Les raisons et les ramifications de cet épisode de l'enfance du narrateur ne commenceront à s'éclaircir que des années plus tard au fil de rencontres fortuites – à Paris avec une lectrice de Salinger devenue avocate, ou à Berlin avec un ancien instructeur en chef du camp, aux yeux d'un bleu changeant, qui se promenait avec un serpent dans la poche et une énorme tarentule sur le bras.
Entrelaçant passé et présent, réalité et fiction, Eduardo Halfon tisse un récit foisonnant de symboles pour toucher du doigt les fondements de son identité: le cadre strict et rigoureux de la religion juive et le giron enveloppant et maternel du Guatemala.
Le prix Médicis de l'essai a été attribué au premier tour par six voix à l'Allemand Reiner Stach pour le troisième tome de sa biographie de Franz Kafka, "Les années de jeunesse" (traduit de l'allemand par Régis Quatresous, Editions du Cherche Midi, 800 pages). Présentation de l'éditeur.Le dernier tome de la monumentale biographie de Reiner Stach: les années de jeunesse et de formation, ou comment Franz devient Kafka.
Conclusion de la vaste enquête biographique de Reiner Stach, ce troisième tome est consacré aux années 1883 à 1911, de la naissance de Kafka à la veille de sa grande percée créatrice.
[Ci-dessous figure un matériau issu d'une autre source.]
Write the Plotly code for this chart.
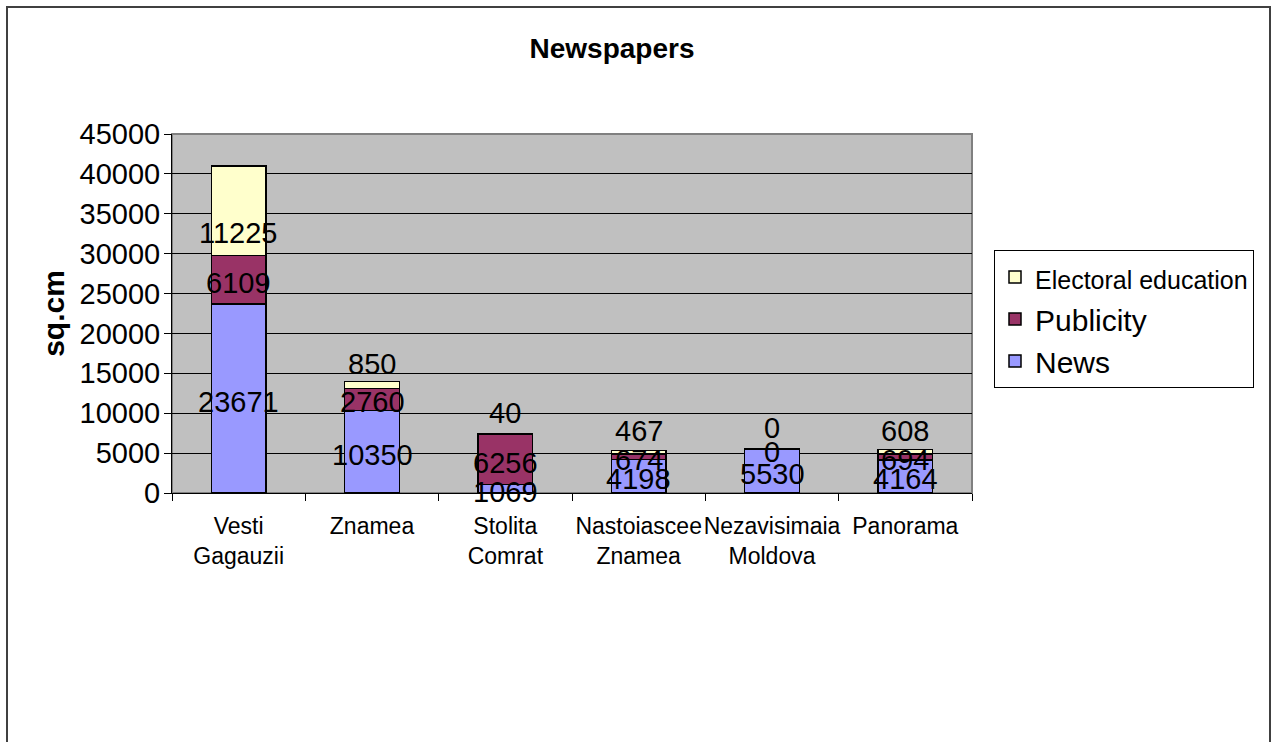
import plotly.graph_objects as go

categories = ["Vesti<br>Gagauzii", "Znamea", "Stolita<br>Comrat",
              "Nastoiascee<br>Znamea", "Nezavisimaia<br>Moldova", "Panorama"]
news = [23671, 10350, 1069, 4198, 5530, 4164]
publicity = [6109, 2760, 6256, 674, 0, 694]
electoral = [11225, 850, 40, 467, 0, 608]

series = [
    ("News", news, "#9999FF"),
    ("Publicity", publicity, "#993366"),
    ("<span style='font-size:25px'>Electoral education</span>", electoral, "#FFFFCC"),
]

W, H = 1277, 742
ML, MR, MT, MB = 172, 305, 134, 249
PW, PH = W - ML - MR, H - MT - MB
YMAX = 45000
FONT = "Liberation Sans, Arial, sans-serif"

fig = go.Figure()
for name, vals, col in series:
    fig.add_trace(go.Bar(
        x=categories, y=vals, name=name,
        marker=dict(color=col, line=dict(color="black", width=1.5)),
        hoverinfo="y",
    ))

# data labels (value at segment centre, Excel-like)
ann = []
base = [0] * len(categories)
for si, (name, vals, col) in enumerate(series):
    for i, v in enumerate(vals):
        ycen = base[i] + v / 2
        shift = -3
        if si == len(series) - 1:
            shift = -22 if v > 5000 else 21
        ann.append(dict(x=categories[i], y=ycen, xref="x", yref="y",
                        text=str(v), showarrow=False, yshift=shift,
                        font=dict(family=FONT, size=29, color="black")))
        base[i] += v

fig.update_layout(
    width=W, height=H,
    margin=dict(l=ML, r=MR, t=MT, b=MB, autoexpand=False),
    barmode="stack", bargap=0.59,
    paper_bgcolor="white", plot_bgcolor="#C0C0C0",
    font=dict(family=FONT, color="black"),
    title=dict(text="<b>Newspapers</b>", x=612 / W, xanchor="center",
               y=1 - 48 / H, yanchor="middle", yref="container",
               font=dict(family=FONT, size=28, color="black")),
    xaxis=dict(showgrid=False, showline=True, linecolor="black", linewidth=1,
               ticks="outside", tickson="boundaries", ticklen=7, tickcolor="black",
               tickangle=0, ticklabelstandoff=12,
               tickfont=dict(family=FONT, size=23, color="black"),
               automargin=False),
    yaxis=dict(range=[0, YMAX], dtick=5000, tick0=0, tickformat="d",
               showgrid=True, gridcolor="black", gridwidth=1, zeroline=False,
               showline=True, linecolor="black", linewidth=1,
               ticks="outside", ticklen=7, tickcolor="black",
               ticklabelstandoff=-2,
               tickfont=dict(family=FONT, size=29, color="black"),
               title=dict(text="<b>sq.cm</b>", standoff=6,
                          font=dict(family=FONT, size=30, color="black")),
               automargin=False),
    legend=dict(x=(994 - ML) / PW, xanchor="left", y=(H - MB - 250) / PH, yanchor="top",
                bgcolor="white", bordercolor="black", borderwidth=1,
                traceorder="reversed", itemwidth=30,
                font=dict(family=FONT, size=30, color="black")),
    annotations=ann,
    showlegend=True,
)

# plot area border (grey) and outer chart border
fig.add_shape(type="rect", xref="paper", yref="paper", x0=0, x1=1, y0=0, y1=1,
              line=dict(color="#808080", width=2), layer="below")
fig.add_shape(type="rect", xref="paper", yref="paper",
              x0=(7 - ML) / PW, x1=(1270 - ML) / PW,
              y0=(H - MB - 760) / PH, y1=(H - MB - 7) / PH,
              line=dict(color="#404040", width=2), layer="above")

fig.write_html("out.html")
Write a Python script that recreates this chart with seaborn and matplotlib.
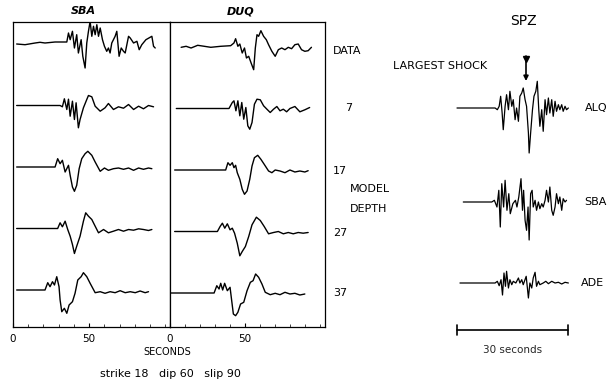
import numpy as np
import pandas as pd
import matplotlib
matplotlib.use("Agg")
import matplotlib.pyplot as plt
import seaborn as sns

# ---------------- data (time in s, amplitude in arbitrary units) ----------------
DEPTH_LABELS = ["DATA", "7", "17", "27", "37"]

SBA_DATA_T = [2.4, 7.9, 14.5, 17.7, 21.0, 27.6, 35.3, 36.4, 37.5, 39.0, 40.3, 41.8, 42.9, 44.7, 45.8, 47.3, 48.4, 49.5, 50.6, 51.7, 52.8, 53.9, 55.0, 56.1, 57.2, 58.7, 60.0, 61.5, 62.6, 63.7, 64.8, 67.0, 68.1, 69.6, 71.0, 72.5, 73.6, 75.8, 76.9, 79.1, 81.3, 82.8, 84.5, 87.2, 91.1, 92.2, 93.3]
SBA_DATA_A = [0, -0.7, 1, 1.7, 1, 2, 2, 11, 4.3, 12.7, -4, 9.3, -9, 4.3, -12.3, -24, 1, 12.7, 22.7, 7.7, 17.7, 9.3, 19.3, 7.7, 16, 4.3, -2.3, -7.3, -4, -9, 1, 7.7, 12.7, -12.3, -4, -7.3, -9, 7.7, 6, 1, 2.7, -5.7, -0.7, 4.3, 7.7, -2.3, -4]

SBA_7_T = [2.4, 30.9, 32.4, 33.7, 35.3, 36.4, 37.5, 39.0, 40.3, 41.4, 42.9, 44.0, 46.2, 48.4, 49.5, 51.7, 53.9, 57.2, 60.4, 62.6, 65.9, 69.2, 72.5, 75.8, 79.1, 82.4, 85.6, 88.9, 92.2]
SBA_7_A = [0, 0, -1.3, 6.7, -4, 6.3, -10.7, 4.3, -14, 2.7, -22.3, -14, -2.3, 6, 10, 8.7, -0.7, -5.7, -2.3, 2, -4, -1.3, -2.7, 1, -4, -0.7, -3.3, 0, -1.3]

SBA_17_T = [2.4, 27.6, 29.3, 30.9, 32.4, 34.2, 36.4, 37.5, 39.0, 40.3, 41.8, 43.4, 45.1, 47.3, 49.1, 51.7, 53.9, 57.2, 60.0, 62.6, 65.9, 69.2, 72.5, 75.8, 79.1, 82.4, 85.6, 88.9, 91.1]
SBA_17_A = [0, 0, 8.3, 3.3, 6.7, -5, 1.7, -8.3, -20, -24.3, -18.3, -1.7, 8.3, 13.3, 15.7, 11.7, 5, -4.3, -1, -3.3, -1.7, -1, -2.3, -1, -3.3, -1, -2.3, -1, -1.7]

SBA_27_T = [2.4, 29.3, 30.9, 32.4, 34.2, 35.9, 37.5, 39.0, 40.3, 41.8, 44.0, 46.2, 47.7, 49.5, 51.7, 53.9, 56.1, 59.4, 62.6, 65.9, 69.2, 72.5, 75.8, 79.1, 82.4, 85.6, 88.9, 91.1]
SBA_27_A = [0, 0, 5.7, 1.7, 7.3, -1, -7.7, -16, -25, -17.7, -7.7, 7.3, 15.7, 12.3, 9, 2.3, -4.3, -1, -4.3, -2.7, -1, -2.7, -1, -1.7, -0.3, -1, -2, -1]

SBA_37_T = [2.4, 21.0, 22.8, 24.3, 25.9, 27.2, 28.7, 30.2, 30.9, 32.0, 33.7, 35.3, 36.8, 39.0, 40.7, 42.5, 44.7, 46.2, 48.4, 50.6, 53.9, 57.2, 60.4, 63.7, 67.0, 70.3, 73.6, 76.9, 80.2, 83.4, 86.7, 88.9]
SBA_37_A = [0, 0, 7.3, 3.3, 8.3, 5, 13.3, 3.3, -10, -21.7, -18.3, -23.3, -15, -11.7, -3.3, 10, 13.3, 17.3, 13.3, 6.7, -2.7, -1.7, -3.3, -1.7, -2.7, -0.7, -2.7, -1.7, -2.7, -1, -2.7, -1.7]

DUQ_DATA_T = [7.4, 10.7, 14.0, 18.4, 22.8, 27.1, 33.7, 40.3, 42.5, 43.6, 45.1, 46.4, 48.0, 49.5, 50.8, 52.3, 53.9, 55.6, 56.7, 57.8, 58.9, 60.4, 62.2, 64.0, 65.5, 67.7, 69.9, 72.0, 74.2, 76.4, 78.6, 80.8, 83.0, 85.2, 87.4, 89.6, 91.8, 94.0]
DUQ_DATA_A = [-0.3, 0.7, -1, 1.7, 0.7, -0.3, 0.7, 1.3, 4, 8.3, 0.7, 3, -6, -1, -11, -9.3, -16, -22.7, -1, 12.3, 10.7, 16.3, 10.7, 7.3, 2.3, -4.3, -9.3, -2.7, -1, -2.7, -0.3, -1.7, 2.3, 3, -2.7, -4.3, -3.7, -0.3]

DUQ_7_T = [4.2, 39.2, 41.4, 42.5, 43.8, 45.1, 46.4, 47.7, 49.0, 50.4, 51.7, 53.0, 54.5, 56.1, 57.8, 60.0, 62.2, 64.4, 66.6, 68.8, 71.0, 73.1, 75.3, 77.5, 79.7, 83.0, 86.3, 89.6, 92.8]
DUQ_7_A = [0, 0, 6, 7.7, -2.3, 7.7, -7.3, 6, -10.7, 1, -17.3, -20.7, -14, 4.3, 9.3, 8.7, 2.7, -0.7, -4, -0.7, 2, -2.3, -0.7, -3.3, 0, 2, -3.3, -1.3, 1]

DUQ_17_T = [3.1, 37.0, 38.5, 39.9, 41.4, 42.5, 43.6, 44.7, 46.4, 48.0, 49.5, 51.2, 53.0, 54.5, 56.1, 58.3, 60.4, 62.6, 65.5, 67.7, 69.9, 73.1, 76.4, 79.7, 83.0, 86.3, 89.6, 91.8]
DUQ_17_A = [0, 0, 7.3, 4.7, 7.3, 2.3, 4.7, -2.7, -9.3, -19.3, -24.3, -21, -9.3, 4, 12.3, 14.7, 10.7, 5.7, -1, -2.7, 0, -1, -2.7, 0, -2, -1, -2, -0.7]

DUQ_27_T = [3.1, 31.5, 33.3, 34.8, 36.4, 38.1, 39.9, 41.4, 42.9, 44.7, 46.4, 48.0, 50.1, 52.3, 54.5, 57.4, 60.0, 62.6, 65.5, 68.8, 72.0, 75.3, 78.6, 81.9, 85.2, 88.5, 91.8]
DUQ_27_A = [0, 0, 5, 8.3, 3.3, 7.7, 1.7, 3.3, -1.7, -11.7, -24.3, -20, -15, -5, 6.7, 14.3, 11, 5, -2.3, -1, 0, -2.3, -1, -2.3, -1, -1.7, -1]

DUQ_37_T = [0.5, 29.3, 31.1, 32.6, 33.7, 35.0, 36.3, 38.1, 39.9, 41.0, 42.1, 43.6, 45.1, 46.9, 49.0, 51.2, 53.4, 55.2, 56.9, 58.9, 61.1, 63.3, 66.6, 69.9, 73.1, 76.4, 79.7, 83.0, 86.3, 89.6]
DUQ_37_A = [0, 0, 7.3, 4, 9.7, 3, 9.7, 2.3, 5.7, -7.7, -21, -22.7, -19.3, -11, -9.3, 2.3, 10.7, 12.3, 19, 15.7, 9, 0.7, -1.7, -0.3, -1.7, 0.7, -1, -0.3, -2, -1]

SPZ_STATIONS = ["ALQ", "SBA", "ADE"]

ALQ_T = [0, 10.3, 10.9, 11.4, 11.8, 12.2, 12.5, 13.0, 13.4, 13.9, 14.3, 14.8, 15.2, 15.7, 16.1, 16.6, 17.0, 17.5, 17.9, 18.4, 18.8, 19.3, 19.5, 19.9, 20.4, 20.8, 21.3, 21.7, 22.1, 22.4, 22.9, 23.3, 23.8, 24.2, 24.7, 25.1, 25.6, 26.0, 26.5, 26.9, 27.4, 27.8, 28.3, 28.7, 29.2, 29.6, 30.1]
ALQ_A = [0, 0, -1.7, 1.7, 11.7, -5, -21.7, 1.7, 13.3, -1.7, 16.7, 1.7, 8.3, -11.7, 0, -13.3, 11.7, 15, 20, 8.3, 1.7, -25, -45, -25, -1.7, 11.7, 16.7, 26.7, -1.7, -18.3, -1.7, -23.3, 8.3, -6.7, 10, -5, 8.3, -8.3, 6.7, -3.3, 3.3, -1.7, 3.3, -3.3, 1.7, -1.7, 0]

SPZ_SBA_T = [1.7, 9.4, 10.1, 10.8, 11.3, 11.7, 12.1, 12.6, 13.0, 13.5, 14.0, 14.4, 15.1, 15.8, 16.2, 16.7, 17.3, 17.7, 18.0, 18.4, 18.8, 19.2, 19.5, 19.9, 20.3, 20.6, 21.1, 21.5, 22.0, 22.4, 22.9, 23.3, 23.8, 24.2, 24.7, 25.1, 25.6, 26.0, 26.5, 26.9, 27.4, 27.8, 28.3, 28.7, 29.2, 29.6]
SPZ_SBA_A = [0, 0, 1.7, -5, 11.7, -25, 18.3, -5, 21.7, -8.3, 8.3, -11.7, -1.7, 1.7, -5, 5, 23.3, -8.3, 11.7, -18.3, -28.3, -5, -38, 8.3, 11.7, -5, 1.7, -8.3, 0, -6.7, -1.7, -5, 1.7, 11.7, 0, 15, -8.3, -13.3, -5, 8.3, -1.7, 5, -8.3, 3.3, 0, 1.7]

ADE_T = [0.8, 10.3, 10.9, 11.4, 11.9, 12.3, 12.7, 13.1, 13.4, 13.9, 14.3, 14.8, 15.2, 15.9, 16.6, 17.0, 17.5, 17.9, 18.7, 19.3, 19.7, 20.2, 20.6, 21.1, 21.5, 22.0, 22.4, 23.3, 24.0, 24.7, 25.6, 26.5, 27.4, 28.3, 29.2, 30.1]
ADE_A = [0, 0, 1.7, -2.7, 3.3, -12, 10, -3.3, 11.7, -5, 3.3, -1.7, 1.7, 0, 5, 0, 3.3, -1.7, 6.7, -15, 0, -5, 5, 10.7, -3.3, 1.7, -1.7, 0, 1.7, -0.7, 1.7, 0, 0.7, -1, 0.7, 0]

SCALE_BAR_SECONDS = 30

# ---------------- layout ----------------
sns.set_theme(style="white")
plt.rcParams["font.family"] = ["DejaVu Sans"]

W, H = 615, 384
fig = plt.figure(figsize=(W / 100, H / 100), dpi=100)
fig.patch.set_facecolor("white")


def px_axes(x0, y0, x1, y1):
    return fig.add_axes([x0 / W, 1 - y1 / H, (x1 - x0) / W, (y1 - y0) / H])


def ftext(x, y, s, **kw):
    kw.setdefault("ha", "left")
    kw.setdefault("va", "center")
    kw.setdefault("color", "black")
    fig.text(x / W, 1 - y / H, s, **kw)


ROW_STEP = 61.5


def stack(traces):
    frames = []
    for i, (label, t, a) in enumerate(traces):
        frames.append(pd.DataFrame({"time": t,
                                    "amp": np.asarray(a, float) - i * ROW_STEP,
                                    "trace": label}))
    return pd.concat(frames, ignore_index=True)


sba_df = stack(list(zip(DEPTH_LABELS,
                        [SBA_DATA_T, SBA_7_T, SBA_17_T, SBA_27_T, SBA_37_T],
                        [SBA_DATA_A, SBA_7_A, SBA_17_A, SBA_27_A, SBA_37_A])))
duq_df = stack(list(zip(DEPTH_LABELS,
                        [DUQ_DATA_T, DUQ_7_T, DUQ_17_T, DUQ_27_T, DUQ_37_T],
                        [DUQ_DATA_A, DUQ_7_A, DUQ_17_A, DUQ_27_A, DUQ_37_A])))

ax_sba = px_axes(13, 22, 170, 327)
ax_duq = px_axes(170, 22, 325, 327)

for ax, df, title, tx, ylim in [(ax_sba, sba_df, "SBA", 83, (-283, 22)),
                                (ax_duq, duq_df, "DUQ", 241, (-280, 25))]:
    sns.lineplot(data=df, x="time", y="amp", units="trace", estimator=None,
                 sort=False, color="black", lw=1.0, ax=ax)
    ax.set_xlim(0, 103)
    ax.set_ylim(*ylim)
    ax.set_xlabel("")
    ax.set_ylabel("")
    ax.set_yticks([])
    ax.set_xticks([0, 50])
    ax.set_xticklabels(["0", "50"], fontsize=7.5)
    ax.set_xticks(np.arange(0, 101, 10), minor=True)
    ax.tick_params(axis="x", which="major", direction="in", length=3,
                   width=0.8, pad=5, colors="black", bottom=True)
    ax.tick_params(axis="x", which="minor", direction="in", length=2,
                   width=0.6, bottom=True)
    for sp in ax.spines.values():
        sp.set_visible(True)
        sp.set_color("black")
        sp.set_linewidth(0.9)
    ax.set_facecolor("white")
    ftext(tx, 11, title, ha="center", fontsize=8, fontweight="bold",
          fontstyle="italic")

# depth labels
ftext(333, 51, "DATA", fontsize=8)
ftext(345, 108, "7", fontsize=8)
ftext(333, 171, "17", fontsize=8)
ftext(350, 189, "MODEL", fontsize=8)
ftext(350, 209, "DEPTH", fontsize=8)
ftext(333, 233, "27", fontsize=8)
ftext(333, 293, "37", fontsize=8)

ftext(167, 352, "SECONDS", ha="center", fontsize=7)
ftext(170, 374, "strike 18   dip 60   slip 90", ha="center", fontsize=8)

# ---------------- SPZ panel ----------------
PX_PER_S = 3.7
T0_PX = 457
x0, x1 = 440, 615
ax_spz = px_axes(x0, 0, x1, H)
ax_spz.set_xlim((x0 - T0_PX) / PX_PER_S, (x1 - T0_PX) / PX_PER_S)
ax_spz.set_ylim(H, 0)
ax_spz.axis("off")

spz_base = [108, 202, 283]
frames = []
for name, t, a, b in zip(SPZ_STATIONS, [ALQ_T, SPZ_SBA_T, ADE_T],
                         [ALQ_A, SPZ_SBA_A, ADE_A], spz_base):
    frames.append(pd.DataFrame({"time": t, "amp": b - np.asarray(a, float),
                                "trace": name}))
spz_df = pd.concat(frames, ignore_index=True)
sns.lineplot(data=spz_df, x="time", y="amp", units="trace", estimator=None,
             sort=False, color="black", lw=0.9, ax=ax_spz)
ax_spz.set_xlabel("")
ax_spz.set_ylabel("")

for name, b, lx in zip(SPZ_STATIONS, spz_base, [585, 584, 581]):
    ftext(lx, b, name, fontsize=8)

ftext(523, 21, "SPZ", ha="center", fontsize=10)
ftext(393, 66, "LARGEST SHOCK", fontsize=8)
ax_spz.annotate("", xy=((526 - T0_PX) / PX_PER_S, 81),
                xytext=((526 - T0_PX) / PX_PER_S, 56),
                arrowprops=dict(arrowstyle="-|>", color="black", lw=1.2,
                                mutation_scale=7, shrinkA=0, shrinkB=0))
ax_spz.plot([(526 - T0_PX) / PX_PER_S], [59], marker="v", color="black",
            markersize=4)

# scale bar
ax_spz.plot([0, SCALE_BAR_SECONDS], [330, 330], color="black", lw=1.2)
for xb in [0, SCALE_BAR_SECONDS]:
    ax_spz.plot([xb, xb], [325, 335], color="black", lw=1.2)
ax_spz.text(SCALE_BAR_SECONDS / 2, 350, f"{SCALE_BAR_SECONDS} seconds",
            ha="center", va="center", fontsize=7.5)

fig.savefig("out.png", dpi=100, facecolor="white")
Années d'enfance et de silence, années de balbutiements, de premières tentatives littéraires et de lente maturation.
 
Autant qu'un récit de formation, ce volume est le portrait d'une ville et d'une époque. La ville: Prague, avec son conflit historique de plus en plus brûlant entre Allemands et Tchèques, qui place les Juifs entre le marteau et l’enclume. L'époque: le tournant du XXe siècle, où la montée des conflits sociaux, des idéologies et de l'antisémitisme, les bouleversements intellectuels, scientifiques et technologiques font peu à peu tomber les structures sociales anciennes.
 
C'est au milieu de ces ruptures que naît et grandit Franz Kafka, enfant isolé pris entre le conflit avec son père et la pression de l'autorité scolaire. Il trouve bientôt dans l'écriture une échappatoire qui, à terme, le ramènera au monde et lui permettra de dénuder la vérité de son époque et de la nôtre. De son premier projet de roman à l'ouverture décisive de son journal, on voit ici, au fil d'une narration virtuose, Franz devenir Kafka.
    Jury:  Anne F. Garréta (présidente), Marianne Alphant, Michel Braudeau, Marie Darrieussecq, Patrick Grainville, Dominique Fernandez, Andreï Makine, Pascale Roze et Alain Veinstein.